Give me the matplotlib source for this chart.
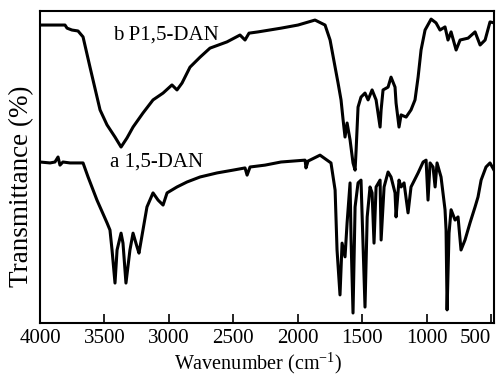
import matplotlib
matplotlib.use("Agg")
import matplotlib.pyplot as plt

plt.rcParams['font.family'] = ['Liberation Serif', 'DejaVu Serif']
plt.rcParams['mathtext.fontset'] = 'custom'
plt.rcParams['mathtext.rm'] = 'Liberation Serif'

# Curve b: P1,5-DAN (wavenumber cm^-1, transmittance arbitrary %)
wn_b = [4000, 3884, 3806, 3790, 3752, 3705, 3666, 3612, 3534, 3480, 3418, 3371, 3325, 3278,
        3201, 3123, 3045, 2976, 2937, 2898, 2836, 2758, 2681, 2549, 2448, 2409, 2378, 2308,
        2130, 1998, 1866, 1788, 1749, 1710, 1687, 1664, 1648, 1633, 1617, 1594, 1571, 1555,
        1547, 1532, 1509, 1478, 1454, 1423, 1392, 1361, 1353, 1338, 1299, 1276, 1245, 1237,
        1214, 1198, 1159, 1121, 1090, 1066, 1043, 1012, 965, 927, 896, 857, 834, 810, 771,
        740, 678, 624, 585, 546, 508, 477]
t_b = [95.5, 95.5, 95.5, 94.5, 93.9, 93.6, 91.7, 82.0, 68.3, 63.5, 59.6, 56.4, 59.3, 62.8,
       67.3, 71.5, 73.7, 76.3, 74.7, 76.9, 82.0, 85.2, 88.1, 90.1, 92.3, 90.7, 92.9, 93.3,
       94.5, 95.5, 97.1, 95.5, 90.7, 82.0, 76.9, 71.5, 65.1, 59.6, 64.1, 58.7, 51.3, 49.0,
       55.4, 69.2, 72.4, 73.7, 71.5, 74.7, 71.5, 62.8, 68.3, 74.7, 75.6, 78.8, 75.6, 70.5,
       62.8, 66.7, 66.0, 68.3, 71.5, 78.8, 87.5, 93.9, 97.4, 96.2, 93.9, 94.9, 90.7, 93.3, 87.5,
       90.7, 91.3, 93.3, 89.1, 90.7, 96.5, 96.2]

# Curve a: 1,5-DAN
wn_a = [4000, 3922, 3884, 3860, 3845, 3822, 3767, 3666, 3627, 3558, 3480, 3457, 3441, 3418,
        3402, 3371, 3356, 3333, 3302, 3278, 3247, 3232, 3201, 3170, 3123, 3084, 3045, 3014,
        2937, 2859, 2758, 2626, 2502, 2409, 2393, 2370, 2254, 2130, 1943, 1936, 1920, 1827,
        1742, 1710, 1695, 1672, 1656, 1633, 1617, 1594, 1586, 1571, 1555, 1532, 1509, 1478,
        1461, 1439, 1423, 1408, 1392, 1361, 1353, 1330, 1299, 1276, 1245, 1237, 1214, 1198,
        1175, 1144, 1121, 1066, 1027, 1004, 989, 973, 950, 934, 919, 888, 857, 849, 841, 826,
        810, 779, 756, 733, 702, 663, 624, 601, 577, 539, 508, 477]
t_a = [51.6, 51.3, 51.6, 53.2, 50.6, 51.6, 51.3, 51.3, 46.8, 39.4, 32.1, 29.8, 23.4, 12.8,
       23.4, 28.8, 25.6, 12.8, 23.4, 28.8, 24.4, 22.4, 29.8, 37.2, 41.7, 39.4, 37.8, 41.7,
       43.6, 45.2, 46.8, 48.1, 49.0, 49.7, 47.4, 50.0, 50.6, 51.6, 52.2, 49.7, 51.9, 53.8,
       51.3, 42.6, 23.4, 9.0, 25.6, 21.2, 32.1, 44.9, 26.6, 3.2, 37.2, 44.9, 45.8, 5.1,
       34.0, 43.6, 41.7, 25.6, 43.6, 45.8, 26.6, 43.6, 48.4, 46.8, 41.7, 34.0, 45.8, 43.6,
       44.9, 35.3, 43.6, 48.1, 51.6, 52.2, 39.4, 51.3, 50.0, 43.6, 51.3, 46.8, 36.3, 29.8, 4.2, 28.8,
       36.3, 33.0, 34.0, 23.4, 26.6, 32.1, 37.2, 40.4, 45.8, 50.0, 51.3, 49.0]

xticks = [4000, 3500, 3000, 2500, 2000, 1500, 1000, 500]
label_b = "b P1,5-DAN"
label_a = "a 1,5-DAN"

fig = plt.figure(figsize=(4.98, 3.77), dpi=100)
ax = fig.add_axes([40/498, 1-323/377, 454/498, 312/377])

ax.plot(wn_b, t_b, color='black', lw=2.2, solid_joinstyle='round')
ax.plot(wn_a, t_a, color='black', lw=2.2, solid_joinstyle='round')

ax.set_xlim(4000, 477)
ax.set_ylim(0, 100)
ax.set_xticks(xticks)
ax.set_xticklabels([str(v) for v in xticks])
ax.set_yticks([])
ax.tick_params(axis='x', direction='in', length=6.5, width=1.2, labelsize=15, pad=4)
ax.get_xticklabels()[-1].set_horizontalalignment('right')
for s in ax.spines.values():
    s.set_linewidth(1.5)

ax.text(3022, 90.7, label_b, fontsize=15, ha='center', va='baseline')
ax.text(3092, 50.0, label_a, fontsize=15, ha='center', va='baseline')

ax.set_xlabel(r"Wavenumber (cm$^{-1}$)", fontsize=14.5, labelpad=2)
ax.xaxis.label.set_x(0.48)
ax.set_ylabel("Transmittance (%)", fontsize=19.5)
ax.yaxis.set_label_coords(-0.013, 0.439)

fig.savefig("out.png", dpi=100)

=-=-=

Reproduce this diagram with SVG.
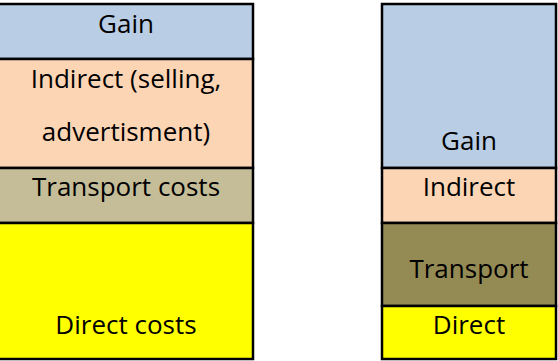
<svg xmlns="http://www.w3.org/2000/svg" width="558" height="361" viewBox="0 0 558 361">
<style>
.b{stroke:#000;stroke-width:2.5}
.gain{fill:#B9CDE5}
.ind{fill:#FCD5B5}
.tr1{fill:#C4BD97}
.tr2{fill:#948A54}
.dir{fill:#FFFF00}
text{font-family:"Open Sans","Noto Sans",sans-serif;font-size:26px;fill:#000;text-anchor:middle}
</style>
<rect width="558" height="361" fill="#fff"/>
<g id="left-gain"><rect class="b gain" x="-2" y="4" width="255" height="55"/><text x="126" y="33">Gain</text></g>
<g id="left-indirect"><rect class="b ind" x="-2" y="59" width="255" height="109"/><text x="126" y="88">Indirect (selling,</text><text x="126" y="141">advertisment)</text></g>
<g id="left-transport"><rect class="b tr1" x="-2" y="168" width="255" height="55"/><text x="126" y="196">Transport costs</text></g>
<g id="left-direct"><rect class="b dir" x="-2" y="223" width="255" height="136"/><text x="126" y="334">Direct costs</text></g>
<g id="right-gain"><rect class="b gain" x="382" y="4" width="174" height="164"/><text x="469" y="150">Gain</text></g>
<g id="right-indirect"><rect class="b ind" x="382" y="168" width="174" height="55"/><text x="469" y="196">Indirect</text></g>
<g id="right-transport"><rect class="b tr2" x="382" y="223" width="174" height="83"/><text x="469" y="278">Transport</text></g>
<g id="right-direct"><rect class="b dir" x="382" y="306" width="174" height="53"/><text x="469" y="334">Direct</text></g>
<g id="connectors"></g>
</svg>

=-=-=

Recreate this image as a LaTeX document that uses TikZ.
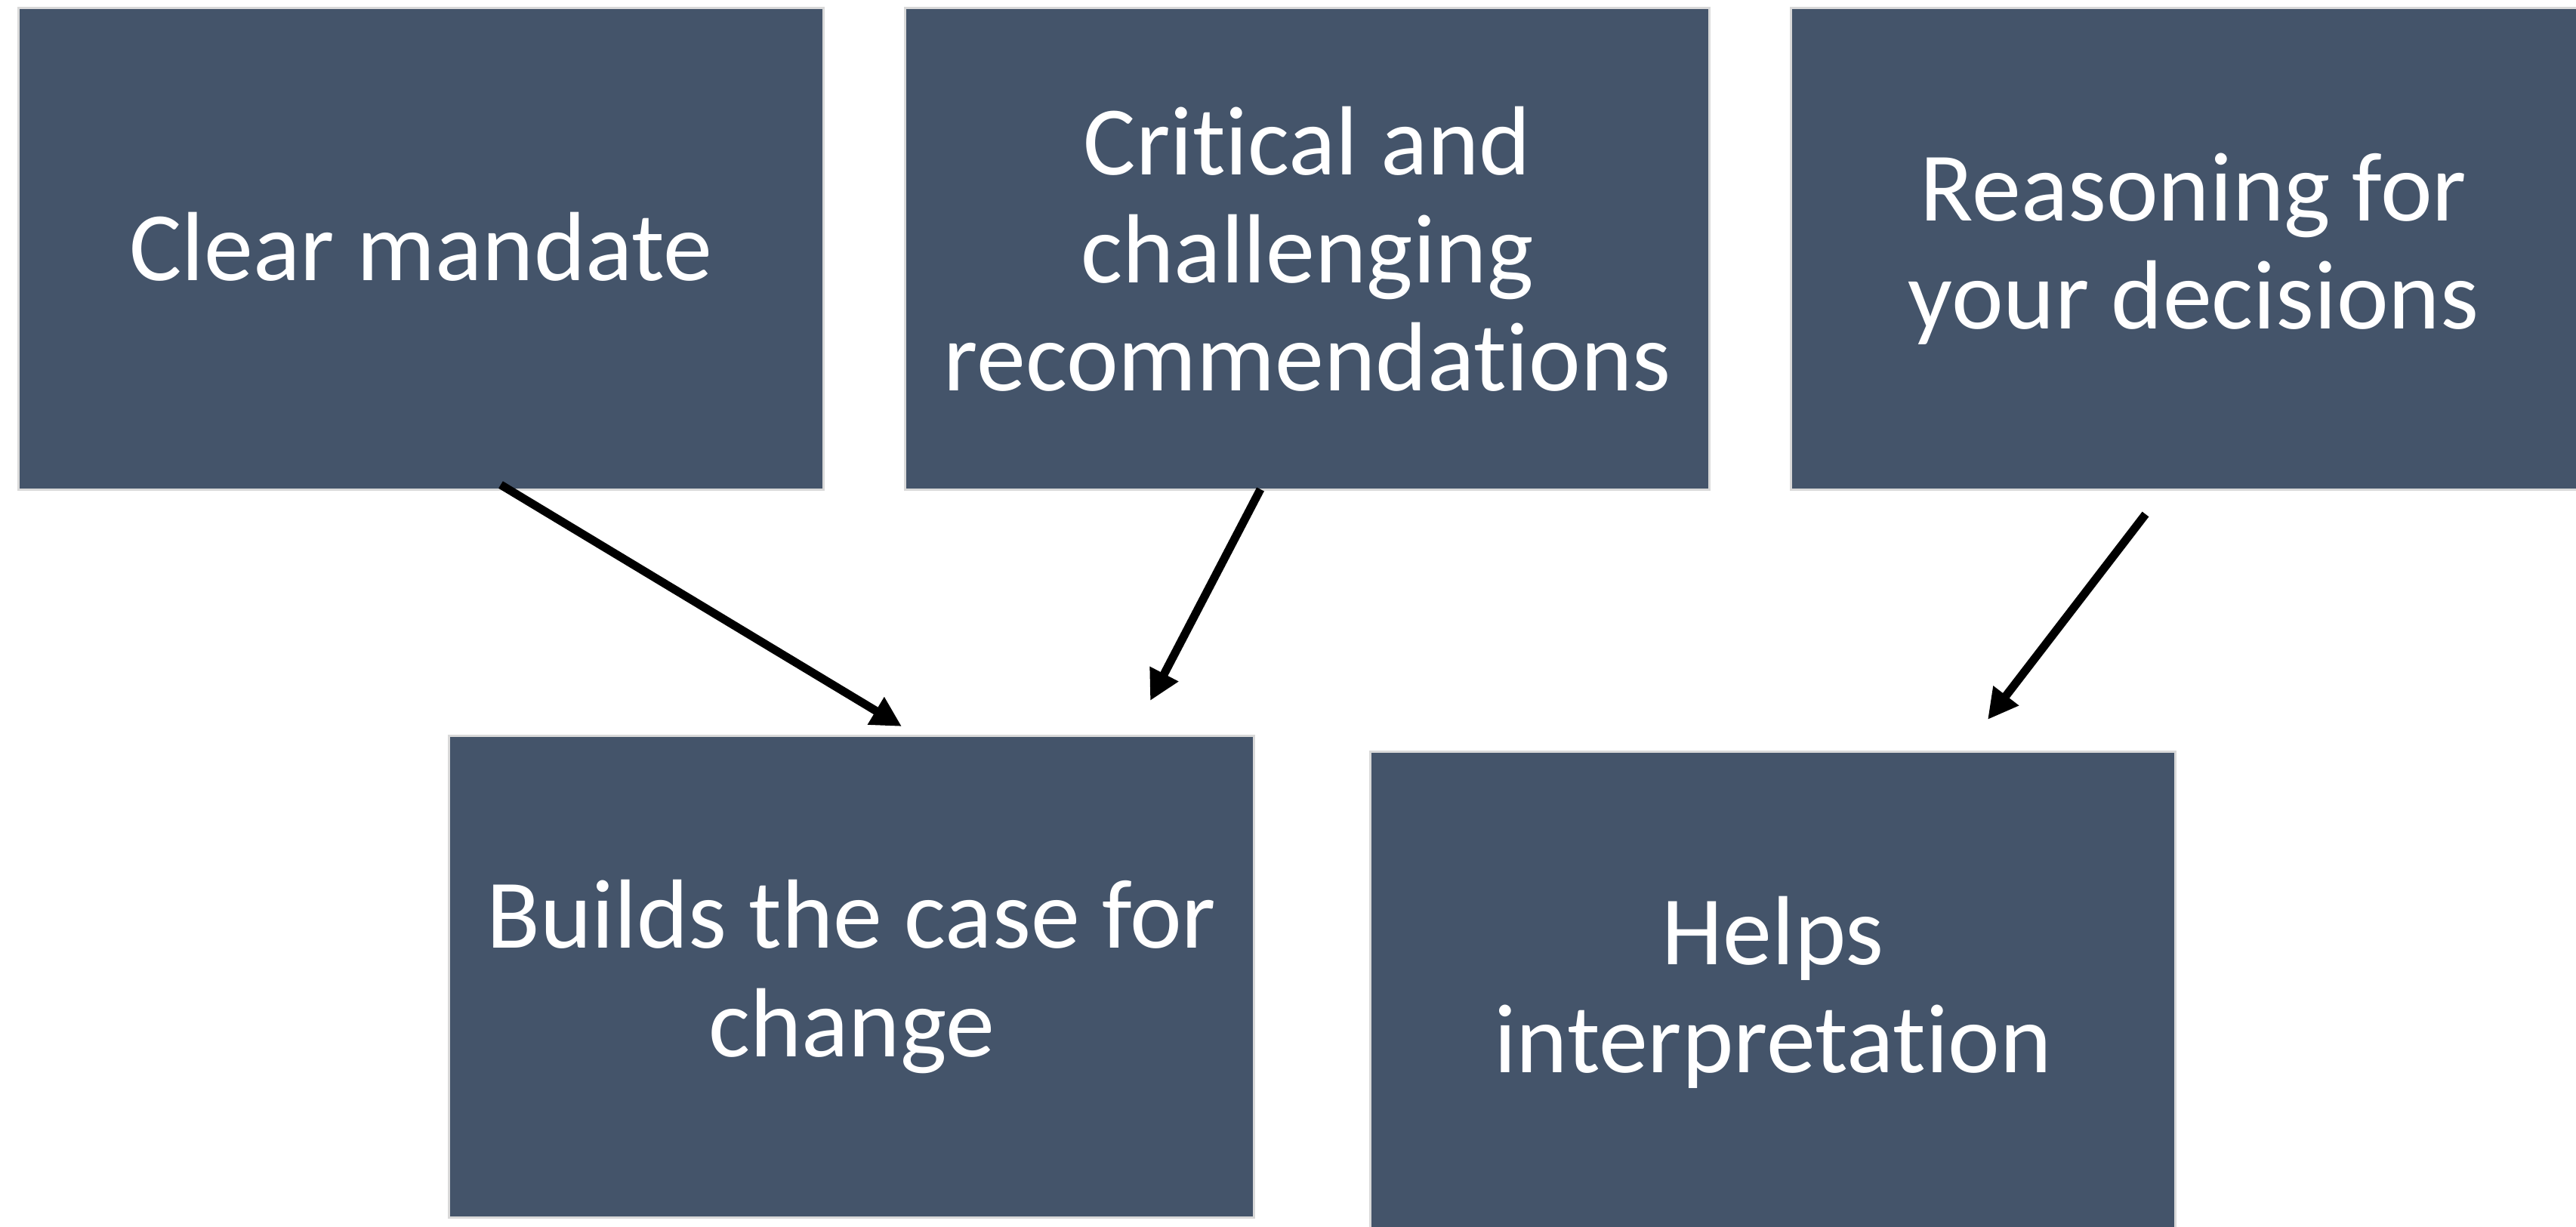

=-=-=

STATED GOAL:
Extract exactly, and only, the lines from the one with "Give me the matplotlib source for this chart." to the one with "90.7, 91.3, 93.3, 89.1, 90.7, 96.5, 96.2]", both ends counted. Leave the images behind.

FINAL ANSWER:
Give me the matplotlib source for this chart.
import matplotlib
matplotlib.use("Agg")
import matplotlib.pyplot as plt

plt.rcParams['font.family'] = ['Liberation Serif', 'DejaVu Serif']
plt.rcParams['mathtext.fontset'] = 'custom'
plt.rcParams['mathtext.rm'] = 'Liberation Serif'

# Curve b: P1,5-DAN (wavenumber cm^-1, transmittance arbitrary %)
wn_b = [4000, 3884, 3806, 3790, 3752, 3705, 3666, 3612, 3534, 3480, 3418, 3371, 3325, 3278,
        3201, 3123, 3045, 2976, 2937, 2898, 2836, 2758, 2681, 2549, 2448, 2409, 2378, 2308,
        2130, 1998, 1866, 1788, 1749, 1710, 1687, 1664, 1648, 1633, 1617, 1594, 1571, 1555,
        1547, 1532, 1509, 1478, 1454, 1423, 1392, 1361, 1353, 1338, 1299, 1276, 1245, 1237,
        1214, 1198, 1159, 1121, 1090, 1066, 1043, 1012, 965, 927, 896, 857, 834, 810, 771,
        740, 678, 624, 585, 546, 508, 477]
t_b = [95.5, 95.5, 95.5, 94.5, 93.9, 93.6, 91.7, 82.0, 68.3, 63.5, 59.6, 56.4, 59.3, 62.8,
       67.3, 71.5, 73.7, 76.3, 74.7, 76.9, 82.0, 85.2, 88.1, 90.1, 92.3, 90.7, 92.9, 93.3,
       94.5, 95.5, 97.1, 95.5, 90.7, 82.0, 76.9, 71.5, 65.1, 59.6, 64.1, 58.7, 51.3, 49.0,
       55.4, 69.2, 72.4, 73.7, 71.5, 74.7, 71.5, 62.8, 68.3, 74.7, 75.6, 78.8, 75.6, 70.5,
       62.8, 66.7, 66.0, 68.3, 71.5, 78.8, 87.5, 93.9, 97.4, 96.2, 93.9, 94.9, 90.7, 93.3, 87.5,
       90.7, 91.3, 93.3, 89.1, 90.7, 96.5, 96.2]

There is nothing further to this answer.